International Relations Lecture Series
Carl Bender, PhD
08 February, 2022
Climate Change
About The Topic
By far, the most serious problem that the earth’s population faces is that of climate change. Scientists have been well aware of this problem for more than a century but in recent years there have been major advances in measurement and prediction. The latest comprehensive studies are contained in the Sixth Assessment Report of the U. N. Intergovernmental Panel on Climate Change (IPCC) that was published recently in August 2021. This talk will summarize some of the recent findings and predictions.
About the Speaker
Carl M. Bender is the Konneker Distinguished Professor Emeritus of Physics at Washington University in St.
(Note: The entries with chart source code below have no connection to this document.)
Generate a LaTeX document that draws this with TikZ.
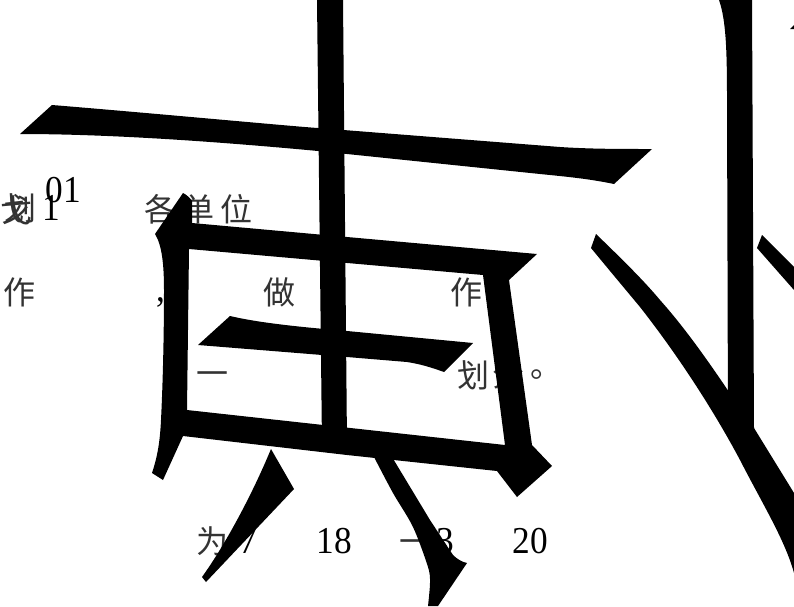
\documentclass[tikz,border=0pt]{standalone}
\usepackage{fontspec}
\setmainfont{Liberation Serif}
\newfontfamily\cjk{Noto Sans CJK SC}
\begin{document}
\begin{tikzpicture}[x=1pt,y=-1pt,
  zh/.style={inner sep=0pt,text=black!80,font=\cjk\fontsize{32}{32}\selectfont},
  num/.style={inner sep=0pt,xscale=.93,font=\fontsize{38}{38}\selectfont},
  ink/.style={fill=black,draw=none}]
\useasboundingbox (0,0) rectangle (794,606);
\clip (0,0) rectangle (794,606);
\fill[white] (0,0) rectangle (794,606);
% small text, under the big glyph
\node[zh] (a1) at (21,208) {划};
\node[zh] (a2) at (16,210) {戈};
\node[num] (a3) at (51,208) {1};
\node[num] (a4) at (63,190) {01};
\node[zh] (a5) at (160,209) {各};
\node[zh] (a6) at (198,209) {单};
\node[zh] (a7) at (236,209) {位};
\node[zh] (b1) at (20,292) {作};
\node[num] (b2) at (161,302) {,};
\node[zh] (b3) at (279,292) {做};
\node[zh] (b4) at (466,292) {作};
\node[zh] (c1) at (212,379) {一};
\node[zh] (c2) at (473,375) {划};
\node[zh] (c3) at (508,375) {分};
\node[zh] (c4) at (546,375) {。};
\node[zh] (d1) at (212,541) {为};
\node[num] (d2) at (248,541) {7};
\node[num] (d3) at (334,541) {18};
\node[zh] (d4) at (415,547) {一};
\node[num] (d5) at (445,541) {3};
\node[num] (d6) at (530,541) {20};
% top horizontal
\fill[ink] (52,105) .. controls (150,113) and (300,127) .. (318,128)
  -- (560,147) .. controls (590,149) and (620,149) .. (652,149)
  -- (614,184) .. controls (590,179) and (570,177) .. (540,174)
  -- (318,151) .. controls (200,140) and (100,134) .. (20,134) -- cycle;
% central vertical
\fill[ink] (317,0) -- (343,0) -- (347,445) -- (322,445) -- cycle;
% box: outline with its opening left free
\fill[ink,even odd rule] (183,193) .. controls (187,195) and (190,198) .. (192,201)
  -- (192,223) -- (347,237) -- (537,254) -- (509,280) -- (532,445)
  -- (552,466) -- (517,497) -- (497,471) -- (347,455) -- (183,436)
  -- (163,480) -- (152,473) .. controls (158,455) and (160,440) .. (161,420)
  .. controls (163,380) and (164,330) .. (164,290)
  .. controls (164,265) and (162,245) .. (155,234) -- cycle
  (189,249) -- (483,275) -- (505,445) -- (187,410) -- cycle;
% inner horizontal
\fill[ink] (230,316) .. controls (260,323) and (300,327) .. (347,331)
  -- (473,343) -- (444,372) .. controls (430,367) and (420,364) .. (407,362)
  -- (347,357) -- (198,345) -- cycle;
% left leg
\fill[ink] (271,449) -- (294,489) -- (206,582) -- (202,577)
  .. controls (225,545) and (252,495) .. (271,449) -- cycle;
% right leg
\fill[ink] (374,457) -- (392,457) -- (430,520) -- (453,555)
  .. controls (457,559) and (462,562) .. (467,563)
  -- (438,606) -- (428,606) -- plot[smooth] coordinates {(428,606) (430,583) (428,567) (413,527) (393,493) (374,457)} -- cycle;
% long vertical with hook
\fill[ink] (719,0) -- (752,0) -- (754,430) -- (728,430) -- (727,100)
  .. controls (727,50) and (726,20) .. (719,0) -- cycle;
% long diagonal
\fill[ink] (596,234) .. controls (625,262) and (645,282) .. (660,300)
  .. controls (685,328) and (708,361) .. (727,389)
  -- (754,428) -- (794,493) -- (794,573)
  .. controls (785,540) and (762,503) .. (740,460)
  .. controls (715,413) and (680,358) .. (640,307)
  .. controls (620,283) and (605,265) .. (591,248) -- cycle;
% second diagonal at the edge
\fill[ink] (762,235) -- (794,267) -- (794,290) -- (757,248) -- cycle;
% fragment of the next glyph
\fill[ink] (790,29) -- (794,25) -- (794,29) -- cycle;
\end{tikzpicture}
\end{document}
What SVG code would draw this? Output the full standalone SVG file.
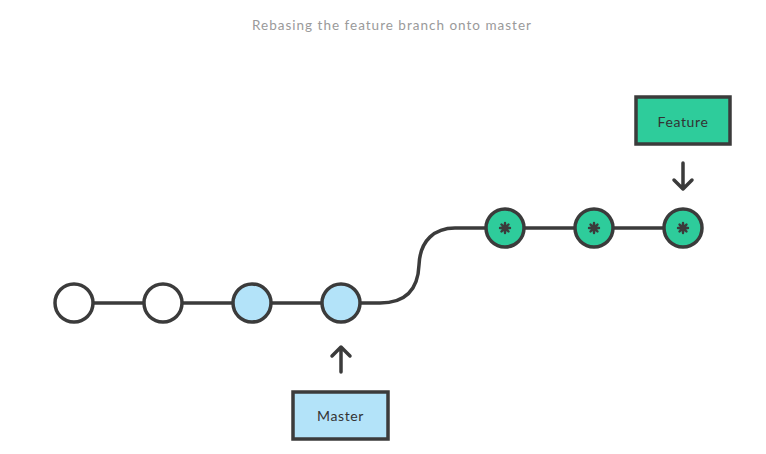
<svg xmlns="http://www.w3.org/2000/svg" width="766" height="454" viewBox="0 0 766 454">
<style>
.ln{fill:none;stroke:#3b3b3b;stroke-width:3.5;stroke-linecap:round;stroke-linejoin:round}
.c{stroke:#3b3b3b;stroke-width:3.5}
.w{fill:#ffffff}
.b{fill:#b3e3f9}
.g{fill:#2ecc9b}
.lbl{font-family:"Lato","Liberation Sans",sans-serif;font-size:14px;fill:#333;text-anchor:middle;letter-spacing:0.6px}
.ttl{font-family:"Lato","Liberation Sans",sans-serif;font-size:13.5px;fill:#9a9a9a;text-anchor:middle;letter-spacing:1px}
</style>
<defs>
<g id="star">
<circle r="3.6" fill="#3b3b3b"/>
<g stroke="#3b3b3b" stroke-width="2.4" stroke-linecap="round">
<line x1="0" y1="-5" x2="0" y2="5"/>
<line x1="-5" y1="0" x2="5" y2="0"/>
<line x1="-3.5" y1="-3.5" x2="3.5" y2="3.5"/>
<line x1="-3.5" y1="3.5" x2="3.5" y2="-3.5"/>
</g>
</g>
</defs>
<rect width="766" height="454" fill="#ffffff"/>
<text class="ttl" x="392" y="30">Rebasing the feature branch onto master</text>
<g id="connectors">
<path class="ln" d="M74,303 H341"/>
<path class="ln" d="M341,303 H380 C405,303 418,290 419,265 C420,240 435,228 455,228 H683"/>
<path class="ln" d="M341,372 V347 M332,356 L341,347 L350,356"/>
<path class="ln" d="M683,163 V189 M674,180 L683,189 L692,180"/>
</g>
<g id="c1"><circle class="c w" cx="74" cy="303" r="19"/></g>
<g id="c2"><circle class="c w" cx="163" cy="303" r="19"/></g>
<g id="c3"><circle class="c b" cx="252" cy="303" r="19"/></g>
<g id="c4"><circle class="c b" cx="341" cy="303" r="19"/></g>
<g id="f1"><circle class="c g" cx="505" cy="228" r="19"/><use href="#star" x="505" y="228"/></g>
<g id="f2"><circle class="c g" cx="594" cy="228" r="19"/><use href="#star" x="594" y="228"/></g>
<g id="f3"><circle class="c g" cx="683" cy="228" r="19"/><use href="#star" x="683" y="228"/></g>
<g id="feature"><rect class="c g" x="636" y="97" width="94" height="47"/><text class="lbl" x="683" y="127">Feature</text></g>
<g id="master"><rect class="c b" x="293" y="392" width="95" height="47"/><text class="lbl" x="340.5" y="421">Master</text></g>
</svg>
Louis and Visiting Professor at Heidelberg University, Imperial College London, and King’s College London. He received his PhD from Harvard University, was a postdoc at the Institute for Advanced Study, Princeton, and Associate Professor of Applied Mathematics at MIT. He was the Ulam Scholar at Los Alamos, Editor-in-Chief of the Journal of Physics A, and was granted fellowships from the Sloan, Guggenheim, Lady Davis, Fulbright, Leverhulme, and Rockefeller Foundations. He was awarded the 2017 Dannie Heineman Prize for Mathematical Physics. He is currently supported by the Alexander von Humboldt Foundation, the Simons Foundation, and the U.K. Engineering and Physical Sciences Research Council.